If I remember properly, ROOT can only read in parallel, no write. Does
it matter for you ?

Ahm, with "used in parallel" I was referring to the fact that we use both ROOT 
and HDF5 files in our collaboration. There is a generation conflict between the 
two "frameworks" as you may imagine. Younger people refuse to use ROOT (for 
good reasons, but that's another story). That's why I maintain this branch in 
parallel.

On 31. Mar 2017, at 10:47, Adrien Devresse 
<[email protected]<mailto:[email protected]>> wrote:
This approach would create a large number of dataset ( one per id ),
which is  from my experience, a bad idea in HDF5

Yes, this is kind of the problem with the second approach. h5py is extremely 
fast when iterating whereas pytables takes 50 times longer using the very same 
code (a for loop and direct access to the nodes).
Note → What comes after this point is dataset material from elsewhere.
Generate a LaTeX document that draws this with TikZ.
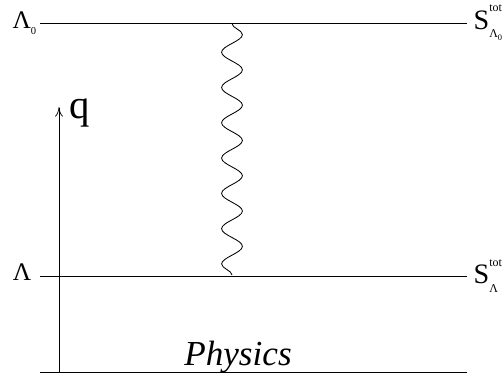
\documentclass[tikz,border=0pt]{standalone}
\usepackage{fontspec}
\setmainfont{Liberation Serif}
\usepackage{tikz}
\usetikzlibrary{arrows.meta, positioning, decorations.pathmorphing}

% small script pieces for the scale labels
\newcommand{\actlabel}[1]{S\rlap{\raisebox{12.5pt}{\fontsize{8.5}{8.5}\selectfont tot}}\raisebox{-6pt}{\fontsize{8.5}{8.5}\selectfont #1}}
\newcommand{\lamzero}{Λ\raisebox{-2pt}{\fontsize{6}{6}\selectfont 0}}

\tikzset{
  level/.style={line width=0.7pt},
  cutofflab/.style={inner sep=0pt, font=\fontsize{18}{18}\selectfont},
  actionlab/.style={inner sep=0pt, font=\fontsize{20}{20}\selectfont},
  flowarrow/.style={-{To[length=2.4mm,width=2mm]}, line width=0.5pt},
  gluon/.style={decorate, line width=0.6pt,
    decoration={snake, amplitude=0.26cm, segment length=0.882cm}}
}

\begin{document}
\begin{tikzpicture}[x=0.025cm, y=-0.025cm]
  \useasboundingbox (0,0) rectangle (504,376);

  % ends of the three horizontal lines
  \coordinate (topL) at (40,23);
  \coordinate (topR) at (467,23);
  \coordinate (botL) at (40,276);
  \coordinate (botR) at (467,276);
  \coordinate (physL) at (40,372);
  \coordinate (physR) at (467,372);

  % flow of the scale
  \coordinate (qfoot) at (59,372);
  \coordinate (qtip) at (59,107);

  % ends of the wavy line
  \coordinate (wtop) at (232,23);
  \coordinate (wbot) at (232,275);

  \draw[level] (topL) -- (topR);
  \draw[level] (botL) -- (botR);
  \draw[level] (physL) -- (physR);

  \node[cutofflab, left=2.5pt of topL] (lam0) {Λ\raisebox{-4pt}{\fontsize{7.5}{7.5}\selectfont 0}};
  \node[cutofflab, left=6pt of botL, yshift=3pt] (lam) {Λ};
  \node[actionlab, right=4.5pt of topR] (stop) {\actlabel{\lamzero}};
  \node[actionlab, right=4.5pt of botR] (sbot) {\actlabel{Λ}};

  \draw[flowarrow] (qfoot) -- (qtip);
  \node[font=\fontsize{29}{29}\selectfont, anchor=base] (qlab) at (80,118) {q};

  \draw[gluon] (wbot) -- (wtop);

  \node[font=\fontsize{25}{25}\itshape, anchor=base] (phys) at (238,365) {Physics};
\end{tikzpicture}
\end{document}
And there are people using 
other frameworks so there might be some huge performance variations I fear, 
which of course is not user friendly at all.

On 31. Mar 2017, at 10:47, Adrien Devresse 
<[email protected]<mailto:[email protected]>> wrote:
I would use Approach #1 and store all your events in a "column" fashion
similar to what ROOT does.

For the fast querying problem, you can post-process your file and add a
separate column acting as an ordered index / associative array with a
layout of the type "event_id" -> "range row"

I see... So there might be a well suited set of chunk/index parameters which 
could improve the speed of that structure. I need to dig deeper then.